Nylon is known for a bright sound, but it depends on the pick. Because they are cheap, it’s good to try out a few options.
3. Acetal AKA Delrin
Deltrin picks, also known as acetal, is a plastic material similar to celluloid. They are made by the DuPont coporation.
Delrin is technically the same material as Tortex, but a bit smoother.
Tortex picks have a textured, powdered coating that make them more grippy. Tortex picks are also made by Dupont, the same as the material for Delrin but both of these heavy-duty plastics result in little to no fatigue on your fingers.
Ultex is the heavy-duty cousin of Tortex, so both are made of similar material. Ultex’s tougher material makes for a rougher sound, which is ideal for heavier music genres.
Stone guitar picks are excellent if you want a unique, stiff pick. They come in a range of different types of stones, such as jade, jasper, and agate are widely used in carving out these picks.
Stone picks are uncommon and much more expensive because of this. They are easy to grip, but have no flexibility and aren’t ideal for acoustic.
Made from the same material as the instrument, wooden guitar picks are sturd. These picks won’t bend like most other materials, but chips can be found and easily sanded down for a better grip.
When used for picking, this incredibly sturdy material can produce unique sounds. As this is made from the same material as some strings, they can wear down your strings. The tone can change based on its plated nature. This option is mainly best for professional players with seasoned skills.
Three Different Guitar Pick Textures and How They Affect Grip
Picks can come in a range of textures, from smooth to small ridges, to suit your finger strength and grip control on the strings. Ultimately, the texture of your guitar picks changes how easy they are to hold.
For beginners or seasoned players, dropping picks while strumming is a common issue. Smooth and polished picks are great for most players until the sweat kicks in, while powered textures are much better for a much tougher grip.
1. Smooth Texture Picks
The most common types of guitar picks are polished and smooth and considering how much your hands sweat while playing, it can easily slide through your fingers.
This type is very easy to use, but if you’re struggling to grip these picks, it’s better to go for sanded textures.
2. Sanded Texture Picks
Picks with sanded textures are much easier to grip, as the powdered surface provides added support for slippery or sweaty hands. You can opt for Tortex picks, which are most popular for their quality grip and powdery texture.
Sanded textures are best for beginners, as it can take some time to learn to navigate a standard guitar pick properly.
3. Raised Ridges Pick
Also considered medium-textures, guitars with raised ridges can help players easily slide their fingers on the surface.

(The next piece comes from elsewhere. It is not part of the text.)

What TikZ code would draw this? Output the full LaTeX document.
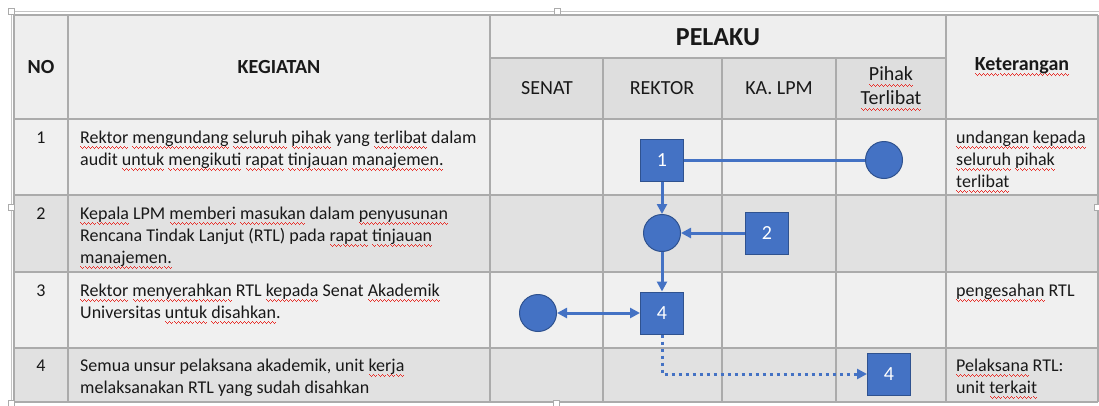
\documentclass[tikz,border=0pt]{standalone}
\usepackage{fontspec}
\setmainfont{Carlito}
\usetikzlibrary{arrows.meta}
\definecolor{flowblue}{HTML}{4472C4}
\definecolor{flowedge}{HTML}{2F528F}
\definecolor{gridgray}{HTML}{ABABAB}
\definecolor{headfill}{HTML}{EEEEEE}
\definecolor{subfill}{HTML}{DEDEDE}
\definecolor{lightrow}{HTML}{F0F0F0}
\definecolor{darkrow}{HTML}{E1E1E1}
\definecolor{spellred}{HTML}{E8302A}
\newbox\sqbox
\newcommand{\sqwave}{\hbox{\vrule width 1pt height -3pt depth 4pt\vrule width 1pt height -4pt depth 5pt\vrule width 1pt height -5pt depth 6pt\vrule width 1pt height -4pt depth 5pt}}
\newcommand{\sq}[1]{\setbox\sqbox\hbox{#1}\rlap{\color{spellred}\hbox to\wd\sqbox{\xleaders\sqwave\hfil}}\box\sqbox}

\begin{document}
\begin{tikzpicture}[x=1pt, y=-1pt,
    grid/.style={draw=gridgray, line width=1.3pt},
    handle/.style={draw=gridgray, fill=white, line width=0.6pt},
    body/.style={font=\fontsize{18}{22}\selectfont, align=left, inner sep=0pt, anchor=base west, text=black!90},
    num/.style={font=\fontsize{18}{22}\selectfont, inner sep=0pt, anchor=base, text=black!90},
    headbold/.style={font=\bfseries\fontsize{20}{24}\selectfont, inner sep=0pt, text=black!90},
    subhead/.style={font=\fontsize{20}{24}\selectfont, inner sep=0pt, text=black!90},
    actbox/.style={draw=flowedge, line width=1pt, fill=flowblue, minimum width=43pt, minimum height=42pt, inner sep=0pt, text=white, font=\fontsize{20}{24}\selectfont},
    actcirc/.style={circle, draw=flowedge, line width=1pt, fill=flowblue, minimum size=37pt, inner sep=0pt},
    link/.style={draw=flowblue, line width=3pt},
    flow/.style={link, -{Triangle[length=10pt,width=10pt]}},
    dotflow/.style={flow, dash pattern=on 3.5pt off 3.5pt}]

    \useasboundingbox[fill=white] (0,0) rectangle (1099,405);

    \draw[gridgray!70, line width=0.8pt] (11.5,405) -- (11.5,11.5) -- (1099,11.5);

    \fill[headfill] (14,15) rectangle (1098,119);
    \fill[subfill] (490,58) rectangle (946,119);
    \fill[lightrow] (14,119) rectangle (1098,195);
    \fill[darkrow] (14,195) rectangle (1098,272);
    \fill[lightrow] (14,272) rectangle (1098,348);
    \fill[darkrow] (14,348) rectangle (1098,402);

    \foreach \y in {15,119,195,272,348,402}
        \draw[grid] (14,\y) -- (1098,\y);
    \draw[grid] (490,58) -- (946,58);
    \foreach \x in {14,68,490,946,1098}
        \draw[grid] (\x,15) -- (\x,402);
    \foreach \x in {603,722,836}
        \draw[grid] (\x,58) -- (\x,402);

    \foreach \hx/\hy in {11.5/11.5, 557/11.5, 11.5/207, 11.5/403, 556/403, 1097/207}
        \draw[handle] (\hx-3,\hy-3) rectangle (\hx+3,\hy+3);

    \node[headbold] (hno) at (41,67) {NO};
    \node[headbold] (hkeg) at (279,67) {KEGIATAN};
    \node[headbold, font=\bfseries\fontsize{26}{30}\selectfont] (hpelaku) at (718,37) {PELAKU};
    \node[headbold] (hket) at (1022,67) {\sq{Keterangan}};
    \node[subhead] (hsenat) at (547,88) {SENAT};
    \node[subhead] (hrektor) at (662,88) {REKTOR};
    \node[subhead] (hlpm) at (779,88) {KA. LPM};
    \node[subhead, align=center] (hpihak) at (891,89) {\sq{Pihak}\\\sq{Terlibat}};

    \node[num] (no1) at (41,143) {1};
    \node[num] (no2) at (41,219) {2};
    \node[num] (no3) at (41,296) {3};
    \node[num] (no4) at (41,371) {4};

    % base anchor sits on the last line
    \node[body] (keg1) at (80,165) {\sq{Rektor} \sq{mengundang} \sq{seluruh} \sq{pihak} yang \sq{terlibat} dalam\\audit \sq{untuk} \sq{mengikuti} \sq{rapat} \sq{tinjauan} \sq{manajemen.}};
    \node[body] (keg2) at (80,263) {\sq{Kepala} LPM \sq{memberi} \sq{masukan} dalam \sq{penyusunan}\\Rencana Tindak Lanjut (RTL) pada \sq{rapat} \sq{tinjauan}\\\sq{manajemen.}};
    \node[body] (keg3) at (80,318) {\sq{Rektor} \sq{menyerahkan} RTL \sq{kepada} Senat \sq{Akademik}\\Universitas \sq{untuk} \sq{disahkan}.};
    \node[body] (keg4) at (80,393) {Semua unsur pelaksana akademik, unit \sq{kerja}\\melaksanakan RTL yang sudah disahkan};

    \node[body] (ket1) at (956,187) {\sq{undangan} \sq{kepada}\\\sq{seluruh} \sq{pihak}\\\sq{terlibat}};
    \node[body] (ket3) at (956,296) {\sq{pengesahan} RTL};
    \node[body] (ket4) at (956,393) {\sq{Pelaksana} RTL:\\unit \sq{terkait}};

    \node[actbox] (rektor1) at (662,160) {1};
    \node[actcirc] (pihak1) at (884,160) {};
    \node[actcirc] (rektor2) at (662,233) {};
    \node[actbox] (lpm2) at (767,233) {2};
    \node[actcirc] (senat3) at (538,313) {};
    \node[actbox] (rektor3) at (662,313) {4};
    \node[actbox] (pihak4) at (889,374) {4};

    \draw[link] (rektor1) -- (pihak1);
    \draw[flow] (rektor1) -- (rektor2);
    \draw[flow] (lpm2) -- (rektor2);
    \draw[flow] (rektor2) -- (rektor3);
    \draw[flow, {Triangle[length=10pt,width=10pt]}-{Triangle[length=10pt,width=10pt]}] (senat3) -- (rektor3);
    \draw[dotflow] (rektor3) |- (pihak4);

\end{tikzpicture}
\end{document}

Because of their sturdy quality, you can use a raised ridges pick to perform without worrying about the grip.
These types of guitar picks usually utilize a raised logo to provide more grip, so this option is usually more aesthetic and ergonomic than fully smooth or sanded textures.
A Beginner’s Guide to Finding the Right Pick
Once you recognize your preferred techniques and play style, you can start choosing a pick that’s the right fit for you.
For most beginners, the standard shape with medium thickness is the way to go. But with those who have more experience, you might pick something else.
We’ll go through some important aspects to consider before you find the right one to start your learning journey.
Thick vs. Thin Picks
Thinner picks are the best when you need to control your plucking style. Thinner picks help you pay attention to each stroke to keep a consistent tone and volume projection. Over time, the average preferred thickness for picks has substantially increased, usually due to the type of music now more commonly produced.
Thicker guitar picks are best for when you’re looking for a much fuller sound, but this requires significant finger strength for a solid grip. If you’re a beginner who wants to start learning with heavy music from the get-go, thick picks are the way to go.
Dexterity and Thickness
Depending on your style of play and your current level of skill, you can adjust the thickness of your guitar pick. During complex finger tapping, thin picks might not provide you with the grip you require.
Faster playing runs become smoother to handle with thin picks as your finger slides across the surface of the plectrum with ease. So, for beginners who are still improving the skill of their fingers, thinner picks ranging between 0.40mm – 0.85mm can result in the best outcomes while simplifying the learning process.
The kind of sound you want to produce significantly depends on the thickness of your pick. Depending on the type of guitar picks, they are generally inexpensive, so buying a couple of different types and trying them out to see which tones you prefer is the perfect way to go.
Try out your picks with some simple open chords and pay attention to the differences of tone between this option and your usual pick.
A guitar pick is essential in keeping consistent control over the sound you want to produce. Although some styles may be easier to play using only your fingers, fast runs and lead work usually featured in rock or heavy metal music can’t be accomplished without precision and control over your strings.
So, knowing what kinds of sounds you want to produce from the get-go might be challenging to establish. Still, with the right thickness, material, and textured guitar pick, you can streamline your learning process and find a sound that resonates with your play style.
- What type of pick lasts the longest?
Long-lasting guitar picks include the toughest materials, like Celluloid and Ultex. Rubber picks for acoustic guitars can last just as long though. It depends mostly on how much abuse you put your picks through.
- What are the best picks for metal/speed picking?
For fast runs and speed picking, most musicians prefer thick Jazz III or teardrop-shaped picks, as the volume and tone increase significantly which is perfect for heavy metal music. For aggressive playing, the thickness of your pick is the selling point but its lack of grip and flexibility compromises this.